I think our voice develops when we start to focus on our passions. It’s similar to singing. If we’re forced to sing something dull (and forgive me, but church hymns come to mind) we’ll sound monotone and bored. However, give us a song we love, one that stirs our emotions, and we’ll sing loud and with feeling. If we’re excited and passionate, it also comes through in our writing. Who we are as a person starts to shine when we write about topics that move us.

We need to avoid the pitfalls, though. It must be our passions, or we sound monotone and lacking a soul. (Remember - just like singing a hymn!) We don’t want to sound like a used car salesman or a know-it-all, either. However, the greatest trap is to conform. We can take direction from others and let them guide us, but the voice must become our own. Otherwise, we’re just another person online.

Whether we have a book deal or not, we must remember, we’re establishing our voice right now. With every word, we are shaping how others view us. Scary thought, huh? Naturally, we want to put our best foot forward. No one wants to sound like a jerk!

We can’t pretend to be something we’re not, though. No one is perfect, so why worry about it? We just need to be personable and let people know we are real. That’s what draws others to us.

So, how do we find our voice online? By being ourselves and writing about our passions. If you think about it, that’s not difficult at all!

Thank you, Alex, for this very informative post. Please visit his blog where you'll learn even more about running a successful blog and using your distinct voice.
To purchase Alex's book, check out these fine retailers.
Amazon,    Barnes and Noble,    Kindle,    Amazon UK


  1. I love posts about finding your voice. I think that is something writers of all experience struggle with. Thanks for the great post. I'm heading over to Alex's blog now.

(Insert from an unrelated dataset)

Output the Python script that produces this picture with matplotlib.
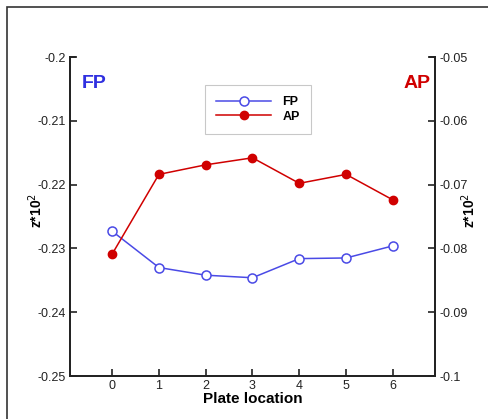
import matplotlib
matplotlib.use("Agg")
import matplotlib.pyplot as plt
from matplotlib.patches import Rectangle

plt.rcParams['font.family'] = ['Liberation Sans', 'DejaVu Sans']

locations = [0, 1, 2, 3, 4, 5, 6]
fp_vals = [-0.2273, -0.2330, -0.2342, -0.2346, -0.2316, -0.2315, -0.2296]
ap_vals = [-0.0809, -0.0684, -0.0669, -0.0658, -0.0698, -0.0684, -0.0724]
fp_ticks = [-0.25, -0.24, -0.23, -0.22, -0.21, -0.2]
fp_labels = ['-0.25', '-0.24', '-0.23', '-0.22', '-0.21', '-0.2']
ap_ticks = [-0.1, -0.09, -0.08, -0.07, -0.06, -0.05]
ap_labels = ['-0.1', '-0.09', '-0.08', '-0.07', '-0.06', '-0.05']

blue = '#4a4ae6'
red = '#d00000'

fig = plt.figure(figsize=(4.89, 4.19), dpi=100)
# outer frame (cut off at the right and bottom)
fig.patches.append(Rectangle((7 / 489, -0.1), 1.2, 1 - 7 / 419 + 0.1,
                             transform=fig.transFigure, fill=False,
                             edgecolor='#333333', linewidth=1.2))

ax = fig.add_axes([70 / 489, 1 - 376 / 419, 365 / 489, 319 / 419])
ax2 = ax.twinx()

l1, = ax.plot(locations, fp_vals, color=blue, lw=1.1, marker='o', ms=6.5,
              mfc='white', mec=blue, mew=1.1)
l2, = ax2.plot(locations, ap_vals, color=red, lw=1.1, marker='o', ms=6,
               mfc=red, mec=red)

ax.set_xlim(-0.9, 6.9)
ax.set_ylim(-0.25, -0.2)
ax2.set_ylim(-0.1, -0.05)
ax.set_xticks(locations)
ax.set_yticks(fp_ticks)
ax.set_yticklabels(fp_labels)
ax2.set_yticks(ap_ticks)
ax2.set_yticklabels(ap_labels)

for a in (ax, ax2):
    a.spines['top'].set_visible(False)
    for s in a.spines.values():
        s.set_linewidth(1.3)
        s.set_color('#222222')
    a.tick_params(direction='in', length=5, width=1.2, labelsize=9,
                  colors='#222222', pad=3)

ax.set_xlabel('Plate location', fontsize=11, fontweight='bold', labelpad=0)
ax.set_ylabel('z*10$^2$', fontsize=10, fontweight='bold')
ax2.set_ylabel('z*10$^2$', fontsize=10, fontweight='bold')
ax.yaxis.set_label_coords(-0.069, 0.52)
ax2.yaxis.set_label_coords(1.068, 0.52)

# short caps at the top of the side axes
ax.plot([-0.9, -0.9 + 0.1], [-0.2, -0.2], color='#222222', lw=1.3, clip_on=False)
ax2.plot([6.9 - 0.1, 6.9], [-0.05, -0.05], color='#222222', lw=1.3, clip_on=False)

ax.text(-0.65, -0.2041, 'FP', color='#3030e0', fontsize=14, fontweight='bold',
        va='center', ha='left')
ax.text(6.8, -0.2041, 'AP', color=red, fontsize=14, fontweight='bold',
        va='center', ha='right')

leg = ax.legend([l1, l2], ['FP', 'AP'], loc='upper left',
                bbox_to_anchor=(0.37, 0.912), borderaxespad=0, fontsize=9,
                frameon=True, fancybox=False, edgecolor='#bbbbbb',
                handlelength=4.4, borderpad=0.9, labelspacing=0.2,
                handletextpad=0.9)
leg.get_frame().set_linewidth(0.8)
for t in leg.get_texts():
    t.set_fontweight('bold')

fig.savefig('out.png', dpi=100)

  2. Alex is a great supportive guy. He is so right, it is important to be true to yourself, even on your blog.

  3. Alex is everywehre! I'm so glad to be a part of his online world since he has real e-passion.

    I agree that writing what you are passionate will help you find your voice, but once you get those writing chops going I think you become skilled enough to write passionately about things in which you might have little interest.

    To use the "hymn" analogy, I've heard song stylists take a dusty old song and make it shine by polishing it up and displaying it in a new modern light. For example, I don't remember ever hearing "Amazing Grace" song in church or anywhere else. Then, in the seventies, Judy Collins released her rendition and how many times have we heard that song done since.

    Sometimes a writer's job can be injecting passion into something that will make it appealing to the reading audience. Writers are much like actors.

    Wow, Alex, you're making me think too early.

    I'm excited to be joined by Alex in the Blogging from A to Z April Challenge this year. We will be joined by Talli Roland and Jen Daiker.

    Tossing It Out and the Blogging From A to Z April Challenge 2011

  4. Finding my bloggy voice is far harder than finding my writing voice. Maybe because there are so many voices in my head...

  5. Thanks, LA!

    Glynis, that's all I know to do.

    Lee, glad I could kick-start your mind this morning.

    Tara, give each voice its own day of the week to speak!

  6. I keep finding my voice and losing it. Great tips, Alex.

  7. It's so great to have Alex here and I'm glad so many came by to comment on his 'voice' lesson.

  8. Great interview, Alex! Voice is such an unquantifiable did an awesome job.
    Edge of Your Seat Romance

  9. Excellent post on voice!

    Thanks for hosting, Susan!

  10. Being yourself and reflecting this through your characters is vital in order to develop believable characters. They have flaws. They make mistakes. Even James Bond gets his ass kicked from time to time.

  11. Great tips! I find with Blogging, not every post is going to be a jewel, bul like any other writing, it's the "plugging along" and being consistant that brings out the voice. Blogging also inhances your other writing Voice, since that' all Blogging is; your voice, without characters or plot!

  12. "We just need to be personable and let people know we are real" love that line. So true.

  13. That's right, Will!

    Thanks, Lynda.

    And thanks again Susan!

  14. Wow, lots of great comments on Alex's post. Thanks, Alex, and thank you to all of you for stopping by.

  15. Cool; I'll visit you there. I'm having problems with finding my voice for the first novel - which I'm querying and submitting to ABNA. Eek.


  16. Interesting post, Alex. I agree, our blog voice differs widely from our writing voice (unless we're posting excerpts), but it's important to remain positive. Some authors have made hasty online comments, and the later apology doesn't erase them.

    Susan, I just finished The Keepers of Sulbreth. Loved it! Left a review on Amazon (as my alter ego, CA Masterson)

  17. Good luck with your submission, Donna.
    Thanks so much for the great review, Cate. Glad you liked it.

  18. Thanks Alex. It's not easy to establish that voice in the beginning. After a long time of blogging, though, you relax. You've established what your "topic" is and start visiting other blogs, develop online friends and you begin to write to those people and it becomes more intimate.

  19. Amen, Alex. What you said. LOL =D

  20. He did get it just right, didn't he, RaShelle?

  21. Thanks Susan n' Alex,
    It is scary; my word for this year is authentic. It all goes back to that sage wise, "You can only be the best You"~ I think I have the passion, now need the grammar, lol!

    Alex, I love the song analogy; passion is key!

  22. Fantastic advice Alex! Thanks for bringing us this helpful post, Susan!